▸ Task objective:
In the material below, the lines containing the word "that" are required; copy each of them.

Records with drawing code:

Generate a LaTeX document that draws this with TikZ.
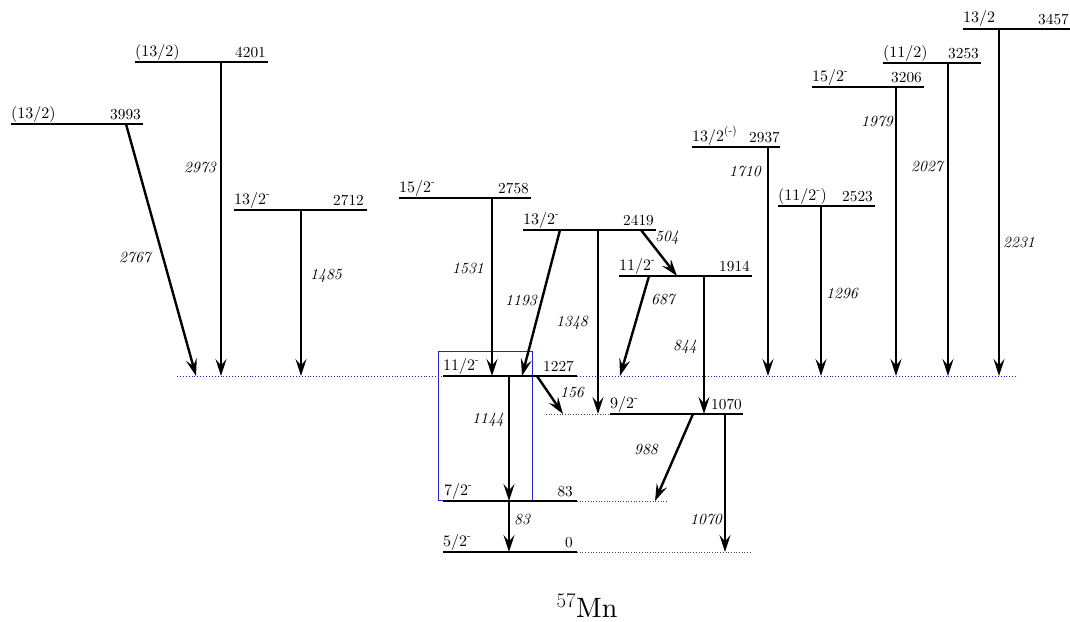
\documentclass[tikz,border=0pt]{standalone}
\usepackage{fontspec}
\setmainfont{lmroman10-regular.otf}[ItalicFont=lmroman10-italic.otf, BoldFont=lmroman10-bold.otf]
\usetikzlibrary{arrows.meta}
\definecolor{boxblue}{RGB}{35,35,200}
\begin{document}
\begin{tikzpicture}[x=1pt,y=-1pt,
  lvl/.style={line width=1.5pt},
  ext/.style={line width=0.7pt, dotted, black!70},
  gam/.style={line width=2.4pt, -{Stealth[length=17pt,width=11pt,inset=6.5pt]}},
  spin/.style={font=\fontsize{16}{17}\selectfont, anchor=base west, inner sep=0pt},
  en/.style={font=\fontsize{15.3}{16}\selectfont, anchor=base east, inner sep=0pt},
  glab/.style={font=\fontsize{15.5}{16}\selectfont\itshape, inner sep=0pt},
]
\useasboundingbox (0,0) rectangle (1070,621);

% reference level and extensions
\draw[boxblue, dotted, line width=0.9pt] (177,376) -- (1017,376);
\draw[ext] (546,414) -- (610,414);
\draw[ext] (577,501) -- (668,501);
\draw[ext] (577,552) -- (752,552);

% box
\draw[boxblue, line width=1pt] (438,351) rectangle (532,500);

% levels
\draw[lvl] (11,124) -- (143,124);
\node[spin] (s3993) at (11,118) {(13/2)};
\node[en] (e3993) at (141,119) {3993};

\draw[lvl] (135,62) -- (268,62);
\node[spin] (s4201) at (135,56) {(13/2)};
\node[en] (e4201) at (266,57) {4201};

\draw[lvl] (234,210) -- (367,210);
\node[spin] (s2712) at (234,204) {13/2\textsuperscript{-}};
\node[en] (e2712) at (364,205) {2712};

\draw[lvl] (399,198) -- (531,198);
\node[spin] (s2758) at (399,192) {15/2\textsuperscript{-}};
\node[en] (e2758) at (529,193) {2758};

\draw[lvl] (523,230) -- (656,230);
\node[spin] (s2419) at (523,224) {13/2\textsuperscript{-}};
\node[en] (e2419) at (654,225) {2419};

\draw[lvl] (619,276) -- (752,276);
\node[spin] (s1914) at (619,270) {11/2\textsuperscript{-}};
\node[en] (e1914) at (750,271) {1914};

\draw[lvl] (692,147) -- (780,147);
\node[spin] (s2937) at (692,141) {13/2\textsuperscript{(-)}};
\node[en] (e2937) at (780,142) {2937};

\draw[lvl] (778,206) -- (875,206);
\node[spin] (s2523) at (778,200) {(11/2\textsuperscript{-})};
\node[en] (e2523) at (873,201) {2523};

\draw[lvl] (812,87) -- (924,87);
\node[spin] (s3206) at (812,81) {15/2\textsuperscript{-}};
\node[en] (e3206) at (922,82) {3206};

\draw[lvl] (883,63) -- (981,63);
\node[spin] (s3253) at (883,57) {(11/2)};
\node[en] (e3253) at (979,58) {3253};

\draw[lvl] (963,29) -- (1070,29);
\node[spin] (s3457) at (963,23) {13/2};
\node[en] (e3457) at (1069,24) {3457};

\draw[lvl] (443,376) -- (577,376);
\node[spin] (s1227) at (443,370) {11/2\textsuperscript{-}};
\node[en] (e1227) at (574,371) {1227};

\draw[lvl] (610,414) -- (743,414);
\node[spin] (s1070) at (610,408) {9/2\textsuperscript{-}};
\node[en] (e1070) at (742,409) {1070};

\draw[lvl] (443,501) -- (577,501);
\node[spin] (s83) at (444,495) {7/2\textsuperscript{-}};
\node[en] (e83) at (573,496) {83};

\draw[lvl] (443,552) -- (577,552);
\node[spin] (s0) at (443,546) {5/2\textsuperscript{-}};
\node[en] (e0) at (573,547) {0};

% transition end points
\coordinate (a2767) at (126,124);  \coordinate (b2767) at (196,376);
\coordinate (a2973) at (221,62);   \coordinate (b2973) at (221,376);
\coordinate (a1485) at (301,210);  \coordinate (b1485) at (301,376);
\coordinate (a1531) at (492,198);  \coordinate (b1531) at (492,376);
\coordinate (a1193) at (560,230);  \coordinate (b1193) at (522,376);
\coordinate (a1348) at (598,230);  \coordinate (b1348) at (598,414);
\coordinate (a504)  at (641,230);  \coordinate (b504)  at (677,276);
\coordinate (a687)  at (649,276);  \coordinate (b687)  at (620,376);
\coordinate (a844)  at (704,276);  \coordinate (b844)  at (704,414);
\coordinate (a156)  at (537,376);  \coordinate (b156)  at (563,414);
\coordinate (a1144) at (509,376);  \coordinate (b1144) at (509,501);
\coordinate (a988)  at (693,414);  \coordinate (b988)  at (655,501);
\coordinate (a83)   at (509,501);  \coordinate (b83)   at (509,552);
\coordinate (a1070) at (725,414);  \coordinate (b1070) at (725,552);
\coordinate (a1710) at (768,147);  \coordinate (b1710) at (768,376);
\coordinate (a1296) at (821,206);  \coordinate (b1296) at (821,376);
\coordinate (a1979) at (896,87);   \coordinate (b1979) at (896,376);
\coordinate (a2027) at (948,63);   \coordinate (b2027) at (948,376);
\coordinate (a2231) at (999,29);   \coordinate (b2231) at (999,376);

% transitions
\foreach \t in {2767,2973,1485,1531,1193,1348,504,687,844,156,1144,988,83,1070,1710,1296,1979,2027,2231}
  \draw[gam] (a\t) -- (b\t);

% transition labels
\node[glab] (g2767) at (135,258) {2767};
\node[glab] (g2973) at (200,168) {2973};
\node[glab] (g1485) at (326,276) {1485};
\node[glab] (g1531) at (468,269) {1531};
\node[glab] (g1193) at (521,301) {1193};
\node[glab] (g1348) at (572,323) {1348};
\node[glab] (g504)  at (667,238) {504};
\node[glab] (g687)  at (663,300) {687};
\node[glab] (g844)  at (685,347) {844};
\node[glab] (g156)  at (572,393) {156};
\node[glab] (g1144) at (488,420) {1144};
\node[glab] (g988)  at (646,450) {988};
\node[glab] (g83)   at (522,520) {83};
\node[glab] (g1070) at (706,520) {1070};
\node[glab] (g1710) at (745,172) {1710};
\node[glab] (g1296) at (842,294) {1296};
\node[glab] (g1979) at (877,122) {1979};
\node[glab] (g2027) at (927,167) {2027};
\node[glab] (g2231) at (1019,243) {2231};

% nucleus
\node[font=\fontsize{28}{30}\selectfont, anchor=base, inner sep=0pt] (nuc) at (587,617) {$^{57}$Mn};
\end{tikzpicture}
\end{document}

==

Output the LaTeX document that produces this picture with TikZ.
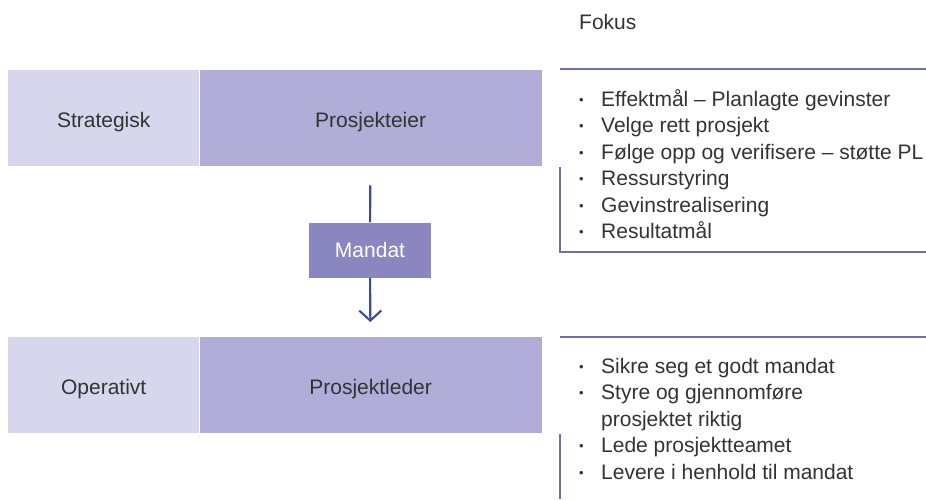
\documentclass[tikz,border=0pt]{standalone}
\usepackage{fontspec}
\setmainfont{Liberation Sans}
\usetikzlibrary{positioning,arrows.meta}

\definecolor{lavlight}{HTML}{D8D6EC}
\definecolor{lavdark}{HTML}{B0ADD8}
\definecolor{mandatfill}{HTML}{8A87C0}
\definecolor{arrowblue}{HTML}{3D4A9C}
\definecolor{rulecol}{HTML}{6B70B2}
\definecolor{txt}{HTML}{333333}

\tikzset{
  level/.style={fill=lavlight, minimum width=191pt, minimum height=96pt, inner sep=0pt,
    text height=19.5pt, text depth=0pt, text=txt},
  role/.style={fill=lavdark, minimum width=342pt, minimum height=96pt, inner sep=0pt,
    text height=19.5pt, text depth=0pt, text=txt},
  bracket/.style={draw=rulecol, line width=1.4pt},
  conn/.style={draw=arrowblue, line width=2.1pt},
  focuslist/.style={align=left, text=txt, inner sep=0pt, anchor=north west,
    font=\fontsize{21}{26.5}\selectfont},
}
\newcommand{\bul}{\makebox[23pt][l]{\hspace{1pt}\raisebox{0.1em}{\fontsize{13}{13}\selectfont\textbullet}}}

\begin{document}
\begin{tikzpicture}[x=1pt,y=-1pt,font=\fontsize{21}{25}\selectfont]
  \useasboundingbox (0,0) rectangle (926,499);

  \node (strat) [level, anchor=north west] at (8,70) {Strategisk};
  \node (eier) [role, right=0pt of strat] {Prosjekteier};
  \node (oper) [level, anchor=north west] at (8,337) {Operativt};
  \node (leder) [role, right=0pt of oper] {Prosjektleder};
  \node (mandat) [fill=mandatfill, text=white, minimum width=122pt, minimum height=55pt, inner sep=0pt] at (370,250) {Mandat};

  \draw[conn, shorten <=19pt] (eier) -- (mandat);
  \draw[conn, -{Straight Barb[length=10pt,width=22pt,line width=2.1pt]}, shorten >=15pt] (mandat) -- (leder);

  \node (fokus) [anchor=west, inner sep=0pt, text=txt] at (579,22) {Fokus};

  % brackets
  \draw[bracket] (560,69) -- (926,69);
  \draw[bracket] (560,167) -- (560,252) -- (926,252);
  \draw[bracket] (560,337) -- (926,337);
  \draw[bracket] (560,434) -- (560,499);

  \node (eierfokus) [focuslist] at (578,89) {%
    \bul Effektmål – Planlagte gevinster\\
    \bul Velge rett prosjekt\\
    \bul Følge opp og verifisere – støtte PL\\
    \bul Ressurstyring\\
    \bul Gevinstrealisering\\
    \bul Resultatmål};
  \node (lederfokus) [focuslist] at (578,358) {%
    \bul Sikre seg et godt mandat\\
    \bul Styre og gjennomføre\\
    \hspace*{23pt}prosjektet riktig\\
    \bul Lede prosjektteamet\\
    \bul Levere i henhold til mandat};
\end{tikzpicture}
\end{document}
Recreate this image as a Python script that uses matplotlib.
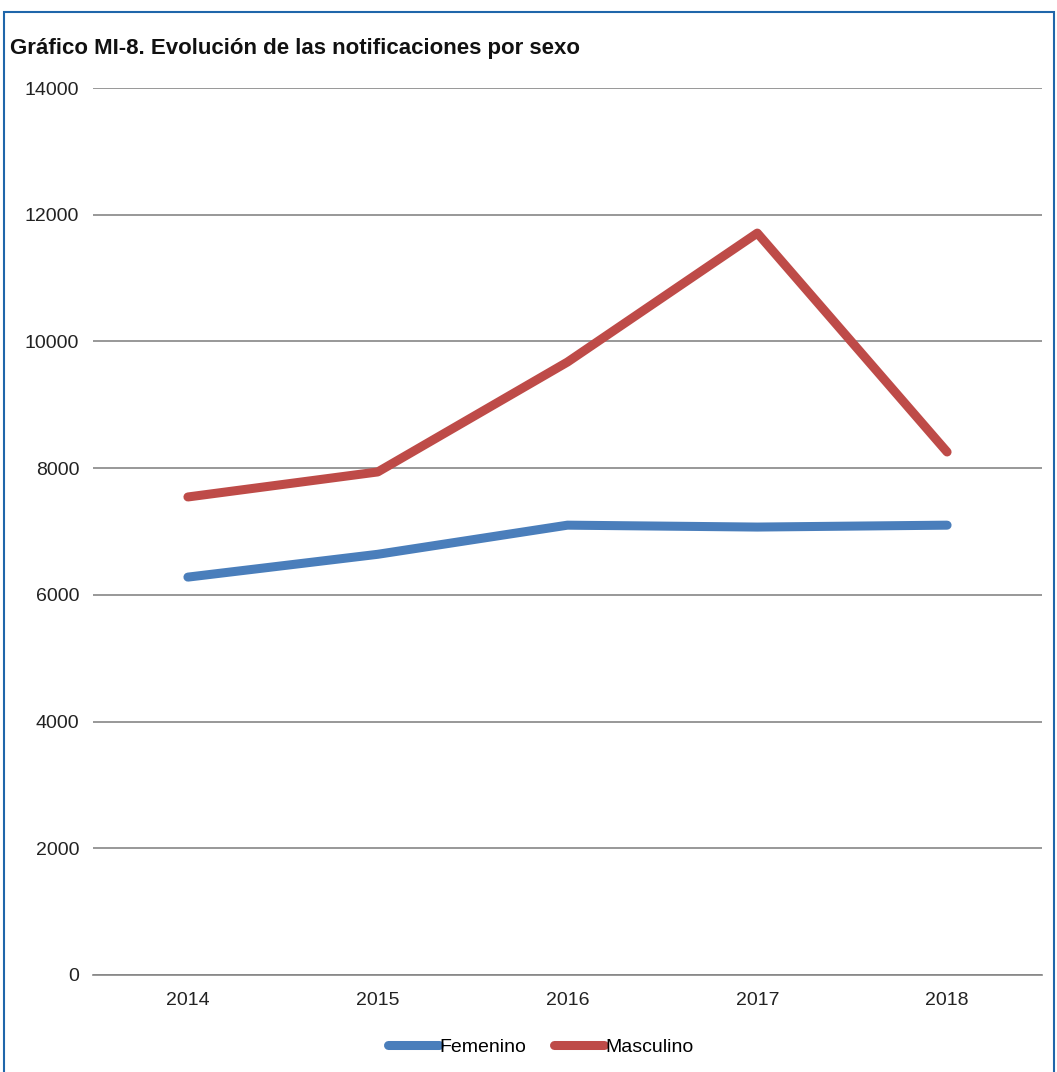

▸ Answer to the exercise:
Generate a LaTeX document that draws this with TikZ.
Output the LaTeX document that produces this picture with TikZ.
Recreate this image as a Python script that uses matplotlib.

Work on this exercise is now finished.